Dans ce monde de vitesse, d’instantanéité, de bruit, on en vient à se tromper sur l’étalon temporel que doit être notre regard sur l’univers. Tout va vite, tout va fort, les médias dans un brouhaha permanent nous matraquent d’injonction en injonction, une actualité chassant l’autre ; toujours vitale, toujours essentielle, toujours déterminante : Avant-hier le covid (déjà avant-hier!), hier les élections, aujourd’hui l’Ukraine et demain ? Chaque événement qui chasse le précédent semble prendre encore un peu plus de place dans nos vies, repoussant peu à peu dans la périphérie et jusqu’au néant notre capacité de jugement et d’abstraction propre à tout Homme civilisé. Le nez dans l’actualité, nous sommes tentés d’oublier la perspective, la capacité d’ordonner le monde non pas avec nos sentiments, mais avec notre raison. Nous devenons peu à peu des bêtes de foire, dans des cages de plus en plus étroites et ne fonctionnant plus que par l’injonction du fouet ou de la gamelle. Pris par la frénésie compulsive et soumis à l’injonction sentimentale, nous voilà ballotés jour après jour agissant à chaque fois persuadés de faire ce qu’il faut : un jour faisant des réserves de papiers toilette, le lendemain de pâtes ou brandissant réellement ou virtuellement un drapeau ukrainien, moldovalaque ou pachtoun selon l’actualité du moment…
Prenons le temps….
Faisons un pas de côté, contemplons un instant ce troupeau docile courir en tous sens, la tête dans le postérieur du mouton de devant, persuadé qu’il va bientôt voir la lumière et qu’il est garant de la vérité, du bien du beau, du vrai… Changeons de dimensions. Dimanche dernier, ou dimanche de la semaine prochaine ne sont que ce qu’ils sont : des jours qui s’enchaînent aux jours comme le temps depuis le début de l’humanité. Le monde continue à tourner et les quelques remaniements à venir, tout dommageables qu’ils soient ne sont qu’anecdote et poussière à l’échelle de l’humanité.

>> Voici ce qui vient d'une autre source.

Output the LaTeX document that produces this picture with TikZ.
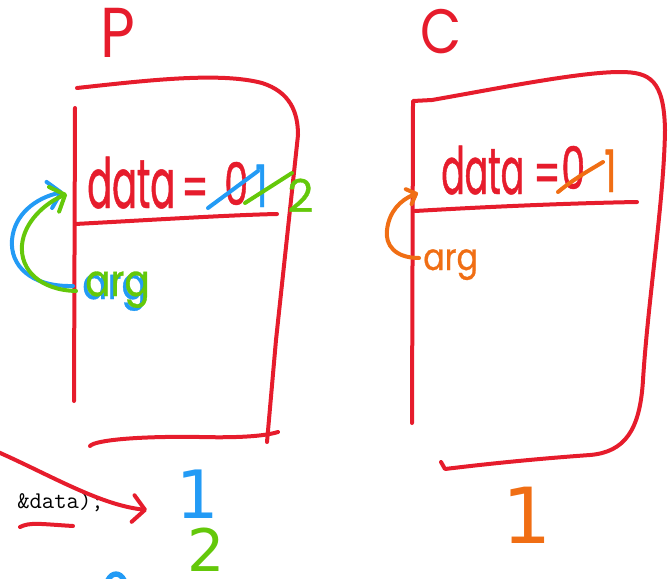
\documentclass[tikz,border=0pt]{standalone}
\usepackage{fontspec}
\usepackage{graphicx}
\usetikzlibrary{arrows.meta}
\newfontfamily\handA[FakeStretch=0.53,FakeBold=0.7]{Poppins}
\newfontfamily\handD[FakeStretch=0.65,FakeBold=0.7]{Poppins}
\newfontfamily\handB[FakeStretch=0.85,FakeBold=0.7]{Poppins}
\newfontfamily\handE[FakeStretch=0.85]{Poppins}
\newfontfamily\handC[FakeBold=0.7]{Poppins}
\newfontfamily\digitf{DejaVu Sans}
\definecolor{pen}{RGB}{230,28,44}
\definecolor{bpen}{RGB}{35,155,245}
\definecolor{gpen}{RGB}{100,200,10}
\definecolor{orpen}{RGB}{240,110,20}
\tikzset{
  stroke/.style={line width=3pt, line cap=round, line join=round},
  box/.style={stroke, draw=pen},
  txt/.style={inner sep=0pt, anchor=base west},
  ctxt/.style={inner sep=0pt, anchor=base},
  bigtip/.style={-{Straight Barb[length=9pt,width=20pt,round]}},
  smalltip/.style={-{Straight Barb[length=6pt,width=12pt,round]}},
}
\begin{document}
\begin{tikzpicture}[x=0.75pt,y=-0.75pt]
\useasboundingbox (0,0) rectangle (670,578);

% ---------- P frame ----------
\node[ctxt, text=pen, font=\handE\fontsize{53}{56}\selectfont] (Plab) at (118,57) {P};
\draw[box] (77,88) .. controls (150,80) and (220,72) .. (262,83) .. controls (290,92) and (298,112) .. (298,135) -- (276,340) -- (267,442);
\draw[box] (75,108) -- (74,401);
\draw[box] (90,446) .. controls (95,440) and (140,436) .. (200,437) .. controls (240,438) and (265,436) .. (278,432);
\draw[box] (75,224) .. controls (150,220) and (230,215) .. (277,214);

\node[txt, text=pen, font=\handA\fontsize{52}{56}\selectfont] (Pdata) at (87,208) {data};
\node[txt, text=pen, font=\handD\fontsize{44}{48}\selectfont] (Peq) at (181,208) {=};
\node[txt, text=pen, font=\handD\fontsize{44}{48}\selectfont] (Pzero) at (224,205) {0};
\draw[stroke, draw=bpen] (208,208) -- (258,171);
\node[txt, text=bpen, font=\handD\fontsize{44}{48}\selectfont] (Pone) at (255,207) {1};
\draw[stroke, draw=gpen] (245,203) -- (292,173);
\node[txt, text=gpen, font=\handC\fontsize{34}{38}\selectfont] (Ptwo) at (287,212) {2};

\node[txt, text=bpen, font=\handB\fontsize{33}{36}\selectfont] (Pargb) at (82,299) {arg};
\node[txt, text=gpen, font=\handB\fontsize{33}{36}\selectfont] (Parg) at (85,296) {arg};

\coordinate (pbs) at (73,286);
\coordinate (pbt) at (63,192);
\coordinate (pgs) at (76,291);
\coordinate (pgt) at (67,194);
\draw[stroke, draw=bpen, bigtip] (pbs) .. controls (30,287) and (10,265) .. (12,240) .. controls (14,215) and (35,198) .. (pbt);
\draw[stroke, draw=gpen, bigtip] (pgs) .. controls (40,290) and (20,270) .. (22,245) .. controls (24,222) and (45,203) .. (pgt);

% ---------- C frame ----------
\node[ctxt, text=pen, font=\handE\fontsize{47}{50}\selectfont] (Clab) at (441,53) {C};
\draw[box] (413,104) -- (413,101) -- (432,100) .. controls (500,88) and (580,72) .. (620,72) .. controls (650,72) and (664,80) .. (665,130) .. controls (664,200) and (648,300) .. (643,380) .. controls (640,430) and (625,452) .. (590,455) .. controls (520,460) and (470,466) .. (445,469) -- (441,462);
\draw[box] (413,104) -- (412,423);
\draw[box] (415,211) .. controls (500,206) and (580,203) .. (637,202);

\node[txt, text=pen, font=\handA\fontsize{49}{52}\selectfont] (Cdata) at (441,194) {data};
\node[txt, text=pen, font=\handD\fontsize{44}{48}\selectfont] (Ceq) at (533,194) {=};
\node[txt, text=pen, font=\handD\fontsize{44}{48}\selectfont] (Czero) at (561,189) {0};
\draw[stroke, draw=orpen] (558,192) .. controls (575,178) and (590,170) .. (603,162);
\node[txt, text=orpen, font=\handD\fontsize{44}{48}\selectfont] (Cone) at (604,192) {1};

\node[txt, text=orpen, font=\handB\fontsize{28}{30}\selectfont] (Carg) at (423,270) {arg};
\coordinate (ocs) at (419,258);
\coordinate (oct) at (418,193);
\draw[stroke, draw=orpen, smalltip] (ocs) .. controls (395,258) and (385,245) .. (387,230) .. controls (389,212) and (400,200) .. (oct);

% ---------- bottom ----------
\node[txt, font=\ttfamily\fontsize{18}{20}\selectfont] (code) at (17,508) {\&data);};
\draw[box] (20,527) .. controls (30,522) and (40,524) .. (73,526);
\coordinate (rs) at (-2,452);
\coordinate (rt) at (147,510);
\draw[box, bigtip] (rs) .. controls (50,475) and (100,505) .. (rt);

\node[ctxt, text=bpen, font=\digitf\fontsize{50}{54}\selectfont] (bone) at (198,518) {1};
\node[ctxt, text=gpen, font=\digitf\fontsize{44}{48}\selectfont] (gtwo) at (206,571) {2};
\node[ctxt, text=orpen, font=\digitf\fontsize{58}{62}\selectfont] (oone) at (527,543) {1};
\draw[stroke, draw=bpen, line width=4pt] (108,580) .. controls (112,572) and (120,572) .. (124,580);
\end{tikzpicture}
\end{document}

Remettre en perspective, retrouver le temps long. Abandonner le chahut de l’autoroute vrombissante pour chercher à construire dans un paisible chemin de traverse. Laisser le chaos au chaos, pour enfin revenir à ce qui fait la richesse de l’homme : La transmission.

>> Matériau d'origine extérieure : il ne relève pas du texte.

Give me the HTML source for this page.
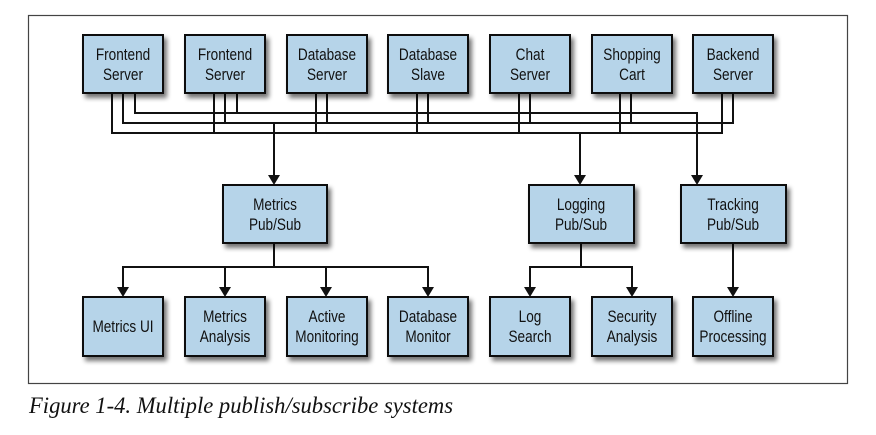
<!DOCTYPE html>
<html><head><meta charset="utf-8"><style>
html,body{margin:0;padding:0;background:#fff;width:876px;height:435px;overflow:hidden}
svg{display:block}
.t{font-family:"Liberation Sans Narrow","Liberation Sans",sans-serif;font-size:17px;fill:#111}
</style></head><body>
<svg width="876" height="435" viewBox="0 0 876 435" xmlns="http://www.w3.org/2000/svg">
<defs>
<filter id="sh" x="-20%" y="-20%" width="150%" height="150%">
<feGaussianBlur in="SourceAlpha" stdDeviation="2.5"/>
<feOffset dx="3" dy="4" result="b"/>
<feComponentTransfer><feFuncA type="linear" slope="0.55"/></feComponentTransfer>
<feMerge><feMergeNode/><feMergeNode in="SourceGraphic"/></feMerge>
</filter>
</defs>
<rect x="28.5" y="15.5" width="819" height="368" fill="none" stroke="#444" stroke-width="1.2"/>

<g fill="none" stroke="#111" stroke-width="2">
<polyline points="112,93 112,133 722,133 722,93"/>
<line x1="214" y1="93" x2="214" y2="133"/><line x1="316" y1="93" x2="316" y2="133"/>
<line x1="417" y1="93" x2="417" y2="133"/><line x1="519" y1="93" x2="519" y2="133"/>
<line x1="620" y1="93" x2="620" y2="133"/>
<polyline points="123,93 123,123 733,123 733,93"/>
<line x1="225" y1="93" x2="225" y2="123"/><line x1="327" y1="93" x2="327" y2="123"/>
<line x1="428" y1="93" x2="428" y2="123"/><line x1="530" y1="93" x2="530" y2="123"/>
<line x1="631" y1="93" x2="631" y2="123"/>
<polyline points="135,93 135,113 697,113 697,176"/>
<line x1="237" y1="93" x2="237" y2="113"/>
<line x1="274" y1="123" x2="274" y2="176"/>
<line x1="580" y1="133" x2="580" y2="176"/>
<polyline points="123,289 123,267 428,267 428,289"/>
<line x1="274" y1="243" x2="274" y2="267"/>
<line x1="225" y1="267" x2="225" y2="289"/><line x1="326" y1="267" x2="326" y2="289"/>
<polyline points="530,289 530,267 632,267 632,289"/>
<line x1="581" y1="243" x2="581" y2="267"/>
<line x1="733" y1="243" x2="733" y2="289"/>
</g>
<g fill="#111">
<polygon points="268,175 280,175 274,185"/>
<polygon points="574,175 586,175 580,185"/>
<polygon points="691,175 703,175 697,185"/>
<polygon points="117,287 129,287 123,297"/>
<polygon points="219,287 231,287 225,297"/>
<polygon points="320,287 332,287 326,297"/>
<polygon points="422,287 434,287 428,297"/>
<polygon points="524,287 536,287 530,297"/>
<polygon points="626,287 638,287 632,297"/>
<polygon points="727,287 739,287 733,297"/>
</g>

<g fill="#b6d4e9" stroke="#111" stroke-width="2" filter="url(#sh)">
<rect x="83" y="35" width="80" height="58"/>
<rect x="185" y="35" width="80" height="58"/>
<rect x="287" y="35" width="80" height="58"/>
<rect x="388" y="35" width="80" height="58"/>
<rect x="490" y="35" width="80" height="58"/>
<rect x="592" y="35" width="80" height="58"/>
<rect x="693" y="35" width="80" height="58"/>
<rect x="223" y="185" width="104" height="58"/>
<rect x="529" y="185" width="105" height="58"/>
<rect x="681" y="185" width="105" height="58"/>
<rect x="83" y="297" width="80" height="59"/>
<rect x="185" y="297" width="80" height="59"/>
<rect x="287" y="297" width="80" height="59"/>
<rect x="388" y="297" width="80" height="59"/>
<rect x="490" y="297" width="80" height="59"/>
<rect x="592" y="297" width="80" height="59"/>
<rect x="693" y="297" width="80" height="59"/>
</g>

<g class="t" text-anchor="middle">
<text transform="translate(123,60) scale(0.8,1)">Frontend</text><text transform="translate(123,80) scale(0.8,1)">Server</text>
<text transform="translate(225,60) scale(0.8,1)">Frontend</text><text transform="translate(225,80) scale(0.8,1)">Server</text>
<text transform="translate(327,60) scale(0.8,1)">Database</text><text transform="translate(327,80) scale(0.8,1)">Server</text>
<text transform="translate(428,60) scale(0.8,1)">Database</text><text transform="translate(428,80) scale(0.8,1)">Slave</text>
<text transform="translate(530,60) scale(0.8,1)">Chat</text><text transform="translate(530,80) scale(0.8,1)">Server</text>
<text transform="translate(632,60) scale(0.8,1)">Shopping</text><text transform="translate(632,80) scale(0.8,1)">Cart</text>
<text transform="translate(733,60) scale(0.8,1)">Backend</text><text transform="translate(733,80) scale(0.8,1)">Server</text>
<text transform="translate(275,210) scale(0.8,1)">Metrics</text><text transform="translate(275,230) scale(0.8,1)">Pub/Sub</text>
<text transform="translate(581,210) scale(0.8,1)">Logging</text><text transform="translate(581,230) scale(0.8,1)">Pub/Sub</text>
<text transform="translate(733,210) scale(0.8,1)">Tracking</text><text transform="translate(733,230) scale(0.8,1)">Pub/Sub</text>
<text transform="translate(123,332) scale(0.8,1)">Metrics UI</text>
<text transform="translate(225,322) scale(0.8,1)">Metrics</text><text transform="translate(225,342) scale(0.8,1)">Analysis</text>
<text transform="translate(327,322) scale(0.8,1)">Active</text><text transform="translate(327,342) scale(0.8,1)">Monitoring</text>
<text transform="translate(428,322) scale(0.8,1)">Database</text><text transform="translate(428,342) scale(0.8,1)">Monitor</text>
<text transform="translate(530,322) scale(0.8,1)">Log</text><text transform="translate(530,342) scale(0.8,1)">Search</text>
<text transform="translate(632,322) scale(0.8,1)">Security</text><text transform="translate(632,342) scale(0.8,1)">Analysis</text>
<text transform="translate(733,322) scale(0.8,1)">Offline</text><text transform="translate(733,342) scale(0.8,1)">Processing</text>
</g>

<text x="29" y="413" font-family="'Liberation Serif',serif" font-style="italic" font-size="23" fill="#111" textLength="424" lengthAdjust="spacingAndGlyphs">Figure 1-4. Multiple publish/subscribe systems</text>
</svg>
</body></html>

Le temps est une arme à double tranchant. Elle peut accélérer l’érosion comme permettre à des racines profondes de pousser – et ainsi, ne pas geler – . Laissons la fureur et l’hystérie aux commentateurs spécialistes tout autant de médecine que de politique internationale, de sociologie partisane comme de philosophie ou de littérature. Refusons cette injonction à la vitesse, à la frénésie à l’occupation de l’espace, pour nous recentrer sur nos frontières intérieures, familiales, territoriales. Changeons notre regard, le temps pouvant être synonyme de vieillesse, comme de sagesse. Vivre et transmettre, plutôt que survivre et végéter.